■ What you are asked to do
Set down the material below word for word, excluding the pictures.

━━━━━━━━━━

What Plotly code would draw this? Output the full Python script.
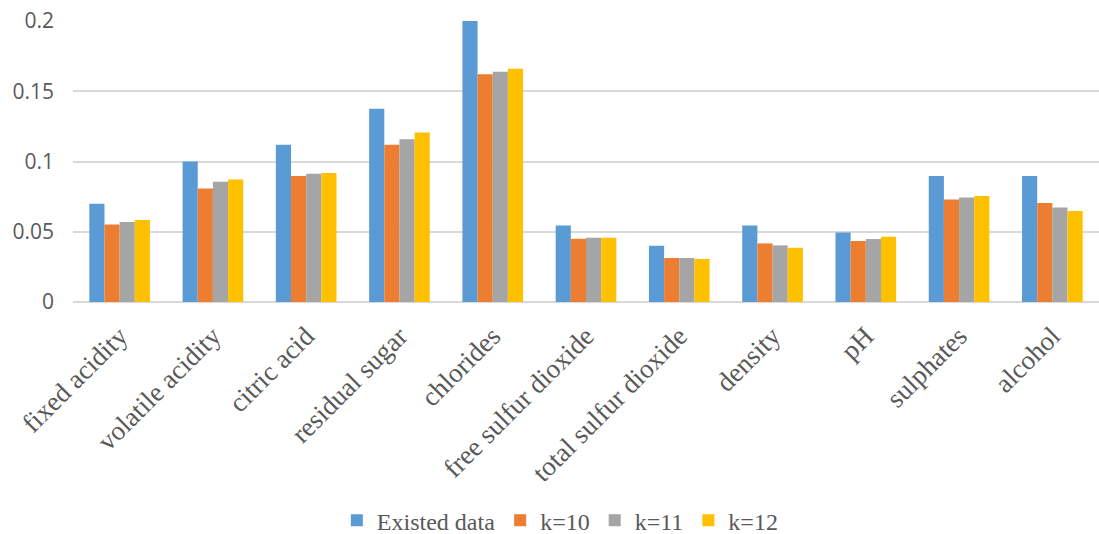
import plotly.graph_objects as go

# Wine features and their per-feature values for each data set
features = [
    "fixed acidity", "volatile acidity", "citric acid", "residual sugar",
    "chlorides", "free sulfur dioxide", "total sulfur dioxide", "density",
    "pH", "sulphates", "alcohol",
]
existed_data = [0.070, 0.100, 0.112, 0.1375, 0.200, 0.0545, 0.040, 0.0545, 0.0495, 0.0896, 0.0896]
k10 = [0.0552, 0.0808, 0.0896, 0.1119, 0.1621, 0.0450, 0.0313, 0.0417, 0.0434, 0.0730, 0.0704]
k11 = [0.0569, 0.0856, 0.0912, 0.1159, 0.1638, 0.0457, 0.0313, 0.0403, 0.0448, 0.0744, 0.0673]
k12 = [0.0583, 0.0872, 0.0919, 0.1206, 0.1661, 0.0457, 0.0306, 0.0386, 0.0465, 0.0754, 0.0647]

y_ticks = [0, 0.05, 0.1, 0.15, 0.2]
y_tick_labels = ["0", "0.05", "0.1", "0.15", "0.2"]

series = [
    ("Existed data", existed_data, "#5B9BD5"),
    ("k=10", k10, "#ED7D31"),
    ("k=11", k11, "#A5A5A5"),
    ("k=12", k12, "#FFC000"),
]

fig = go.Figure()
for name, values, color in series:
    fig.add_trace(go.Bar(
        name=name, x=features, y=values,
        marker=dict(color=color, line=dict(width=0)),
    ))

fig.update_layout(
    width=1099, height=534,
    barmode="group", bargap=0.35, bargroupgap=0,
    paper_bgcolor="white", plot_bgcolor="white",
    font=dict(family="Liberation Serif", color="#595959"),
    margin=dict(l=73, r=0, t=21, b=232, autoexpand=False),
    showlegend=True,
    legend=dict(
        orientation="h", x=0.475, xanchor="center", y=-0.778, yanchor="middle",
        font=dict(family="Liberation Serif", size=24, color="#595959"),
        itemwidth=30, tracegroupgap=0, itemsizing="constant",
        bgcolor="rgba(0,0,0,0)",
    ),
    xaxis=dict(
        tickangle=-45, showgrid=False, showline=False, ticks="",
        tickfont=dict(family="Liberation Serif", size=27, color="#595959"),
        ticklabelstandoff=12, automargin=False,
    ),
    yaxis=dict(
        range=[0, 0.2], tickvals=y_ticks, ticktext=y_tick_labels,
        showgrid=True, gridcolor="#D9D9D9", gridwidth=1.5,
        zeroline=True, zerolinecolor="#D9D9D9", zerolinewidth=1.5,
        showline=False, ticks="",
        tickfont=dict(family="Open Sans", size=21, color="#595959"),
        ticklabelstandoff=18, automargin=False,
    ),
)

fig.write_html("out.html")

━━━━━━━━━━

■ Result of this exercise
What Plotly code would draw this? Output the full Python script.
import plotly.graph_objects as go

# Wine features and their per-feature values for each data set
features = [
    "fixed acidity", "volatile acidity", "citric acid", "residual sugar",
    "chlorides", "free sulfur dioxide", "total sulfur dioxide", "density",
    "pH", "sulphates", "alcohol",
]
existed_data = [0.070, 0.100, 0.112, 0.1375, 0.200, 0.0545, 0.040, 0.0545, 0.0495, 0.0896, 0.0896]
k10 = [0.0552, 0.0808, 0.0896, 0.1119, 0.1621, 0.0450, 0.0313, 0.0417, 0.0434, 0.0730, 0.0704]
k11 = [0.0569, 0.0856, 0.0912, 0.1159, 0.1638, 0.0457, 0.0313, 0.0403, 0.0448, 0.0744, 0.0673]
k12 = [0.0583, 0.0872, 0.0919, 0.1206, 0.1661, 0.0457, 0.0306, 0.0386, 0.0465, 0.0754, 0.0647]

y_ticks = [0, 0.05, 0.1, 0.15, 0.2]
y_tick_labels = ["0", "0.05", "0.1", "0.15", "0.2"]

series = [
    ("Existed data", existed_data, "#5B9BD5"),
    ("k=10", k10, "#ED7D31"),
    ("k=11", k11, "#A5A5A5"),
    ("k=12", k12, "#FFC000"),
]

fig = go.Figure()
for name, values, color in series:
    fig.add_trace(go.Bar(
        name=name, x=features, y=values,
        marker=dict(color=color, line=dict(width=0)),
    ))

fig.update_layout(
    width=1099, height=534,
    barmode="group", bargap=0.35, bargroupgap=0,
    paper_bgcolor="white", plot_bgcolor="white",
    font=dict(family="Liberation Serif", color="#595959"),
    margin=dict(l=73, r=0, t=21, b=232, autoexpand=False),
    showlegend=True,
    legend=dict(
        orientation="h", x=0.475, xanchor="center", y=-0.778, yanchor="middle",
        font=dict(family="Liberation Serif", size=24, color="#595959"),
        itemwidth=30, tracegroupgap=0, itemsizing="constant",
        bgcolor="rgba(0,0,0,0)",
    ),
    xaxis=dict(
        tickangle=-45, showgrid=False, showline=False, ticks="",
        tickfont=dict(family="Liberation Serif", size=27, color="#595959"),
        ticklabelstandoff=12, automargin=False,
    ),
    yaxis=dict(
        range=[0, 0.2], tickvals=y_ticks, ticktext=y_tick_labels,
        showgrid=True, gridcolor="#D9D9D9", gridwidth=1.5,
        zeroline=True, zerolinecolor="#D9D9D9", zerolinewidth=1.5,
        showline=False, ticks="",
        tickfont=dict(family="Open Sans", size=21, color="#595959"),
        ticklabelstandoff=18, automargin=False,
    ),
)

fig.write_html("out.html")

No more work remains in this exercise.